Jensen Huang walked on stage at Computex 2026 in Taipei on June 1 and announced what NVIDIA calls the most intelligent open-weights AI model built in the United States: Nemotron 3 Ultra, a 550-billion-parameter mixture-of-experts model that delivers over 300 output tokens per second and cuts complex agentic task costs by 30 percent. The weights ship to Hugging Face on June 4, 2026. Here is everything developers need to understand the architecture, run the benchmarks, and deploy it.
The announcement lands at a significant inflection point.
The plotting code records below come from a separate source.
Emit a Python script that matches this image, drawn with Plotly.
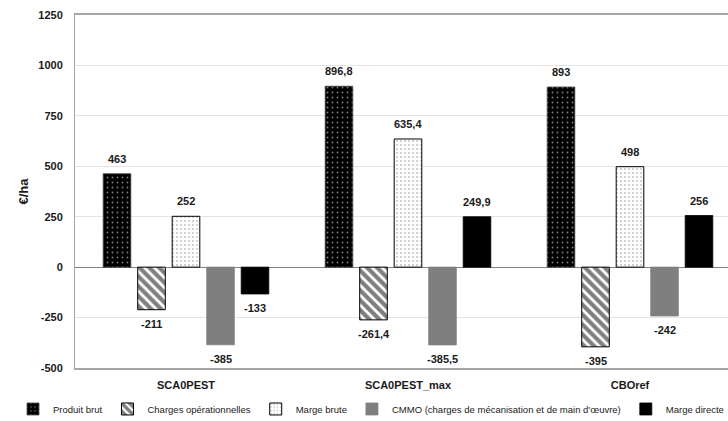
import plotly.graph_objects as go

categories = ["SCA0PEST", "SCA0PEST_max", "CBOref"]
series_names = ["Produit brut", "Charges opérationnelles", "Marge brute",
                "CMMO (charges de mécanisation et de main d'œuvre)", "Marge directe"]
produit_brut = [463, 896.8, 893]
charges_op = [-211, -261.4, -395]
marge_brute = [252, 635.4, 498]
cmmo = [-385, -385.5, -242]
marge_directe = [-133, 249.9, 256]
y_ticks = [-500, -250, 0, 250, 500, 750, 1000, 1250]

series_values = [produit_brut, charges_op, marge_brute, cmmo, marge_directe]

styles = [
    dict(color="black", line=dict(color="#404040", width=0.8),
         pattern=dict(shape=".", fgcolor="white", bgcolor="black", size=5, solidity=0.1)),
    dict(color="white", line=dict(color="black", width=1),
         pattern=dict(shape="\\", fgcolor="black", bgcolor="white", size=7, solidity=0.6)),
    dict(color="white", line=dict(color="black", width=1),
         pattern=dict(shape=".", fgcolor="#8a8a8a", bgcolor="white", size=4, solidity=0.2)),
    dict(color="#7f7f7f", line=dict(color="#7f7f7f", width=0.8)),
    dict(color="black", line=dict(color="black", width=0.8)),
]

FONT = "Liberation Sans"
bargap = 0.223
nser = len(series_names)
xs = list(range(len(categories)))

fig = go.Figure()
for name, vals, st in zip(series_names, series_values, styles):
    fig.add_trace(go.Bar(x=xs, y=vals, name=name, marker=st, hoverinfo="skip"))

def fmt(v):
    s = ("%g" % v)
    return s.replace(".", ",")

slot = (1 - bargap) / nser
annotations = []
for i, vals in enumerate(series_values):
    for c, v in enumerate(vals):
        annotations.append(dict(
            x=c + (i - (nser - 1) / 2) * slot, y=v, xref="x", yref="y",
            text="<b>%s</b>" % fmt(v), showarrow=False,
            yshift=15 if v >= 0 else -14,
            font=dict(family=FONT, size=11, color="#1a1a1a")))

W = 728
left = 75
plot_w = W - left
fig.update_layout(
    width=W, height=421,
    margin=dict(l=0, r=0, t=15, b=53, autoexpand=False),
    paper_bgcolor="white", plot_bgcolor="white",
    barmode="group", bargap=bargap, bargroupgap=0.2,
    font=dict(family=FONT, color="#1a1a1a"),
    annotations=annotations,
    showlegend=True,
    legend=dict(orientation="h", x=371 / W, xanchor="center", y=-0.075, yanchor="top",
                font=dict(family=FONT, size=9.5, color="#1a1a1a"),
                itemwidth=30, traceorder="normal", tracegroupgap=0, entrywidth=0,
                bgcolor="rgba(0,0,0,0)"),
)
fig.update_xaxes(
    domain=[left / W, 1],
    range=[-0.5, -0.5 + plot_w / 222.0],
    tickvals=xs, ticktext=["<b>%s</b>" % c for c in categories],
    tickfont=dict(family=FONT, size=11, color="#1a1a1a"),
    showgrid=False, zeroline=False,
    showline=True, linecolor="#a6a6a6", linewidth=1.5, mirror=True,
    ticks="", ticklabelstandoff=6, automargin=False,
)
fig.update_yaxes(
    range=[-500, 1250], tickvals=y_ticks,
    ticktext=["<b>%d</b>" % t for t in y_ticks],
    tickfont=dict(family=FONT, size=11, color="#1a1a1a"),
    showgrid=True, gridcolor="#e3e3e3", gridwidth=1,
    zeroline=True, zerolinecolor="#808080", zerolinewidth=1,
    showline=True, linecolor="#a6a6a6", linewidth=1,
    ticks="", ticklabelstandoff=9, automargin=False,
    title=dict(text="<b>€/ha</b>", font=dict(family=FONT, size=13, color="#1a1a1a"), standoff=6),
)
fig.write_html("out.html", config={"displayModeBar": False},
               post_script="document.body.style.margin='0';document.body.style.overflow='hidden';")
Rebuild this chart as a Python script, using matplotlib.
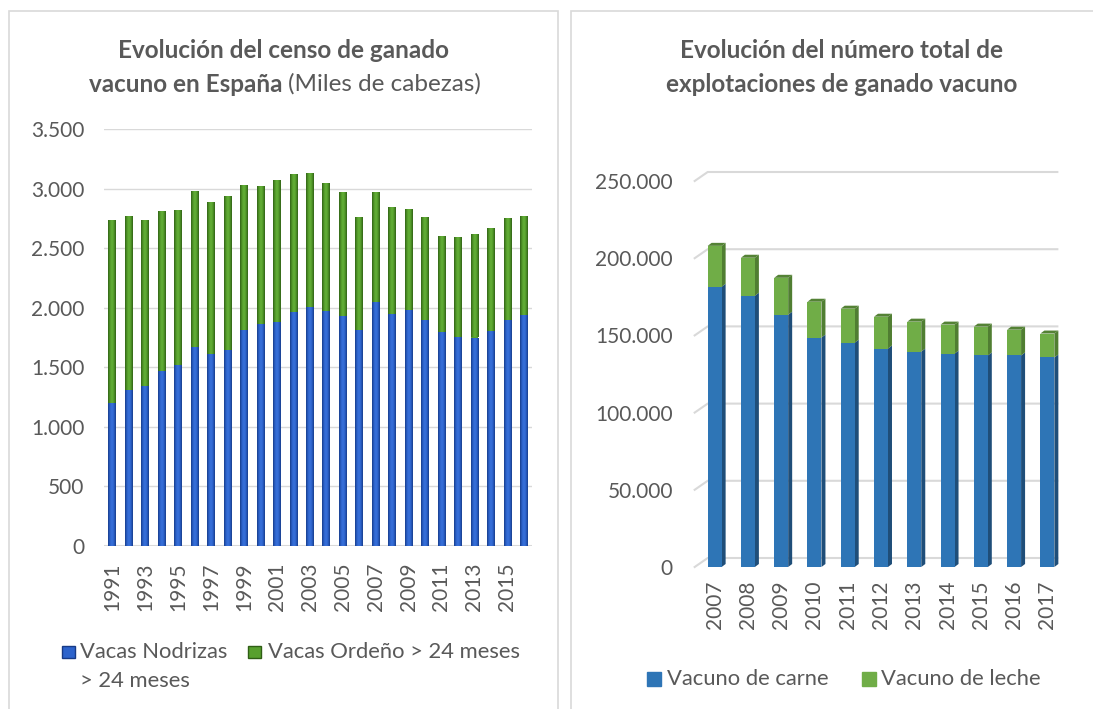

The two models currently at the top of the frontier — Claude Opus 4.8 and GPT-5.5 — are proprietary, API-only, and priced accordingly. DeepSeek V4 Pro, the only open-weights competitor anywhere near frontier performance, requires roughly 862GB of VRAM to run — effectively a dedicated GPU cluster. Nemotron 3 Ultra is NVIDIA's answer to both constraints: intelligence approaching the frontier, open weights, and an architecture engineered for throughput rather than just accuracy.
The Numbers: What You Are Actually Getting
The headline specs: 550B total parameters, 55B active per forward pass via mixture-of-experts routing, a 1-million-token context window, and native support for multi-token prediction. The model was trained in 4-bit NVFP4 precision on NVIDIA's Blackwell architecture — the same hardware on which it runs most efficiently in production.